MDL helps an agent map a question like "top customers by revenue" to the right models, joins, and calculations instead of reconstructing logic from raw warehouse structure.
Instructions: business and operational guidance
Project instructions capture guidance that may not belong in a model definition: preferred terminology, default filters, table selection rules, caveats, and policies the agent should follow.
This is where business meaning starts to become operational. The agent is not only told what exists; it is told how your team expects the data to be used.
Queries and memory: examples that compound
Most text-to-SQL systems treat every question like the first question. Wren AI adds a memory layer so successful work can improve future work.
Memory has two jobs:
- Schema context retrieval - index MDL and instructions, then retrieve the relevant models, columns, relationships, and guidance for each question.
- Query recall - store confirmed natural-language-to-SQL pairs so similar future questions can use proven examples.
This turns usage into a learning loop.

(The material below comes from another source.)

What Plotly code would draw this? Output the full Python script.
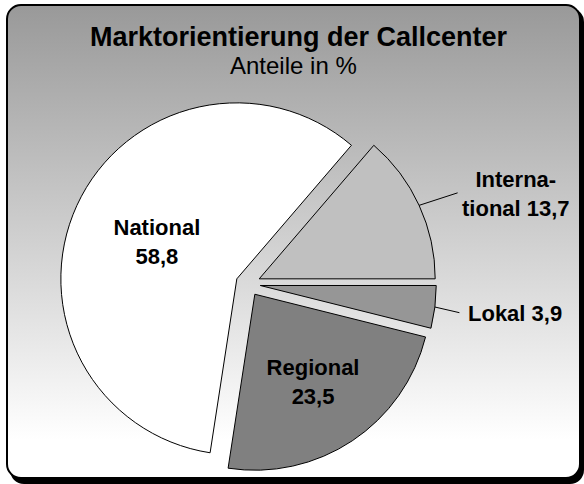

The context layer becomes more useful as your team asks, corrects, and confirms more questions.
Skills: repeatable agent workflows
Skills give AI coding agents structured workflows for working with Wren AI. Instead of asking an agent to improvise every step, skills guide it through repeatable actions such as onboarding, generating MDL, validating context, and querying safely.
Skills matter because context is not only data. Context is also procedure: when to inspect, when to validate, when to ask, when to store, and when to stop.
What context unlocks
When context is explicit and shared, the same governed layer can serve many surfaces:
- AI agents can query business data without inventing joins or metrics.

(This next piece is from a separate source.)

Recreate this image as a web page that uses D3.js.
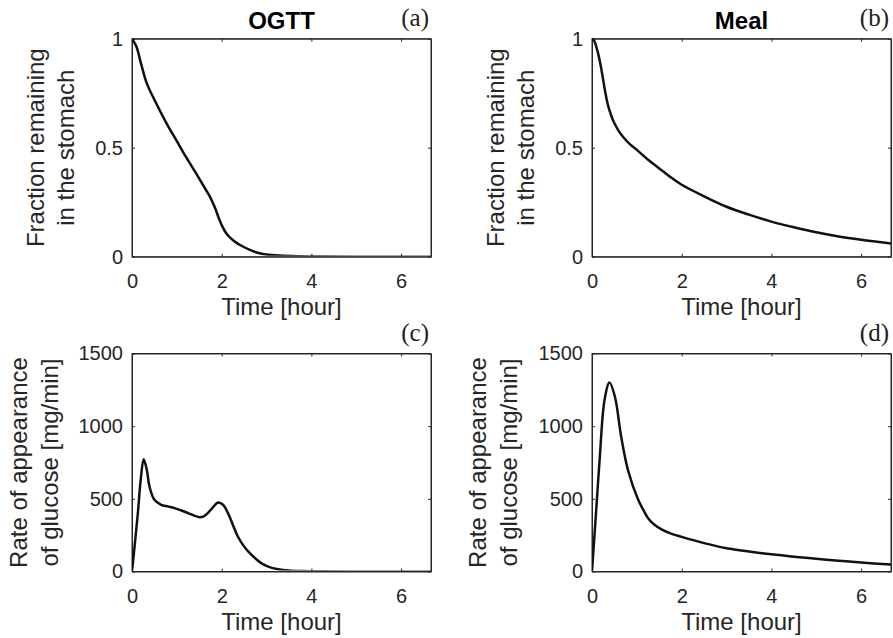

- Data teams can keep definitions in version-controlled files instead of scattered prompts and dashboard settings.
- Business users can get answers that trace back to approved models and definitions.
- Product teams can embed analytics into customer-facing apps without building a one-off data logic layer.
- Platform teams can give agents access to data through a narrower, more governable surface.
The end state is not just faster answers. It is faster answers that your team can trust.
Correctness needs a system
Context is the foundation, but correctness still requires a system around it.
Reliable text-to-SQL depends on several primitives working together:
- Schema linking - find the right models and columns for the question.
- Value profiling - understand what values actually appear in the data.
- Ambiguity detection - know when the question needs clarification.
- Generation trace - show how the answer was built.
- Retry and repair - recover when the first attempt fails.
- Eval - detect regressions as definitions and schemas change.
Wren AI exposes these as primitives the agent can orchestrate instead of hiding correctness inside a closed product. See How does Wren AI keep agents from hallucinating? for the deeper view and Architecture for the technical breakdown.
Where context comes from
The first version of context usually comes from the database. Wren AI can scaffold MDL from tables, columns, types, and relationships so the agent has a working structural and semantic layer quickly.
The deeper context comes from everywhere else:
- analyst-written SQL
- business glossaries
- metric definitions
- onboarding docs
- product specs
- decks and strategy docs
- past questions and accepted answers
- human corrections and review
That is why Wren AI is designed around the workflow scaffold fast, then enrich deep. Start with the structure, then bring in the business meaning that makes the answers trustworthy.
In short
- Schema tells an agent what exists.
- Semantic layer tells an agent what the data means.
- Context layer tells an agent how the business uses the data, how to act safely, and what has worked before.
Wren AI is the open context layer for AI agents: portable, inspectable, versionable, and shared across every agent and app that needs trusted business data.